Both of these methods work just fine for positive numbers. Even though the first one is much simpler, they both return the same count for the test array.

public static void main(String[] args) {
Random r = new Random();
long[] vals = r.longs(10_000_000, 1, 1000).toArray();
long k = 29329;
System.out.println(positiveValues(vals, k));
System.out.println(anyValues(vals, k));


public static int positiveValues(long[] array, long k) {
    
    Map<Long,Long> map = new HashMap<>(Map.of(0L,1L));
    int count = 0;
    long sum = 0;
    
    for (long v : array) {
      sum += v;
      map.put(sum,1L);
       if (map.containsKey(sum-k)) {
           count++;
       }
    }
    return count;
}

public static int anyValues(long[] nums, long k) {

     HashMap<Long,Long> prefixSumMap = new HashMap<>();
     prefixSumMap.put(0L, 1L); 

     long sum = 0;
     int count = 0;

     for(int i=0; i<nums.length; i++) {
         sum += nums[i];
         prefixSumMap.put(sum, prefixSumMap.getOrDefault(sum, 0L)+1L);
         if(prefixSumMap.containsKey(sum - k)) {
             count += prefixSumMap.get(sum - k);
         }
     }
     return count;
 }

Additionally, the statement

    long v = prefixSumMap.getOrDefault(sum,  0L) + 1L;

Always returns 1 for positive arrays. This is because previous sums can never be re-encountered for positive only values.

That statement, and the one which computes count by taking a value from the map is to allow the array to contain both positive and negative numbers. And ths same is true a -k and all positive values.

For the following input:

long[] vals = {1,2,3,-3,0,3};

The subarrays that sum to 3 are

(1+2), (3), (1+2+3-3), (1+2+3-3+0), (3-3+0+3), (0+3), (3)

Since adding negative numbers can result in previous sums, those need to be accounted for. The solution for positive values does not do this.

This will also work for all negative values. If k is positive, no subarray will be found since all sums will be negative. If k is negative one or more subarrays may possibly be found.

0
Andreas On

#1: put(0, 1) is a convenience so you don't have to have an extra if statement checking if sum == k.

Say k = 6 and you have input [1,2,3,4], then after you've processed the 3 you have sum = 6, which of course means that subarray [1, 2, 3] needs to be counted. Since sum - k is 0, get(sum - k) returns a 1 to add to count, which means we don't need a separate if (sum == k) { count++; }

#2: prefixSumMap.put(sum, prefixSumMap.getOrDefault(sum, 0)+1) means that the first time a sum is seen, it does a put(sum, 1). The second time, it becomes put(sum, 2), third time put(sum, 3), and so on.

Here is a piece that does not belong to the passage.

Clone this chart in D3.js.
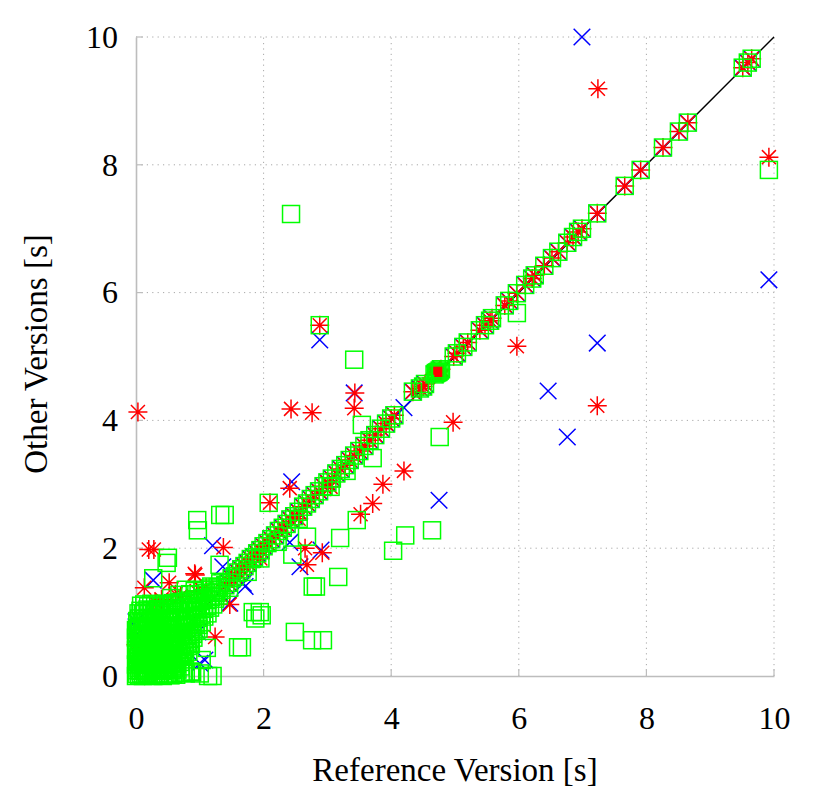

Basically the map is a map of sum to the number of times that sum has been seen.

E.g. if k = 3 and input is [0, 0, 1, 2, 4], by the time the 2 has been processed, sum = 3 and the map contains { 0=3, 1=1, 3=1 }, so get(sum - k), aka get(0), returns 3, because there are 3 subarrays summing to 3: [0, 0, 1, 2], [0, 1, 2], and [1, 2]

Similar if k = 4 and input is [1, 2, 0, 0, 4], by the time the 4 has been processed, sum = 7 and the map contains { 0=1, 1=1, 3=3, 7=1 }, so get(sum - k), aka get(3), returns 3, because there are 3 subarrays summing to 3: [0, 0, 4], [0, 4], and [4].

Note: This all assumes that values cannot be negative.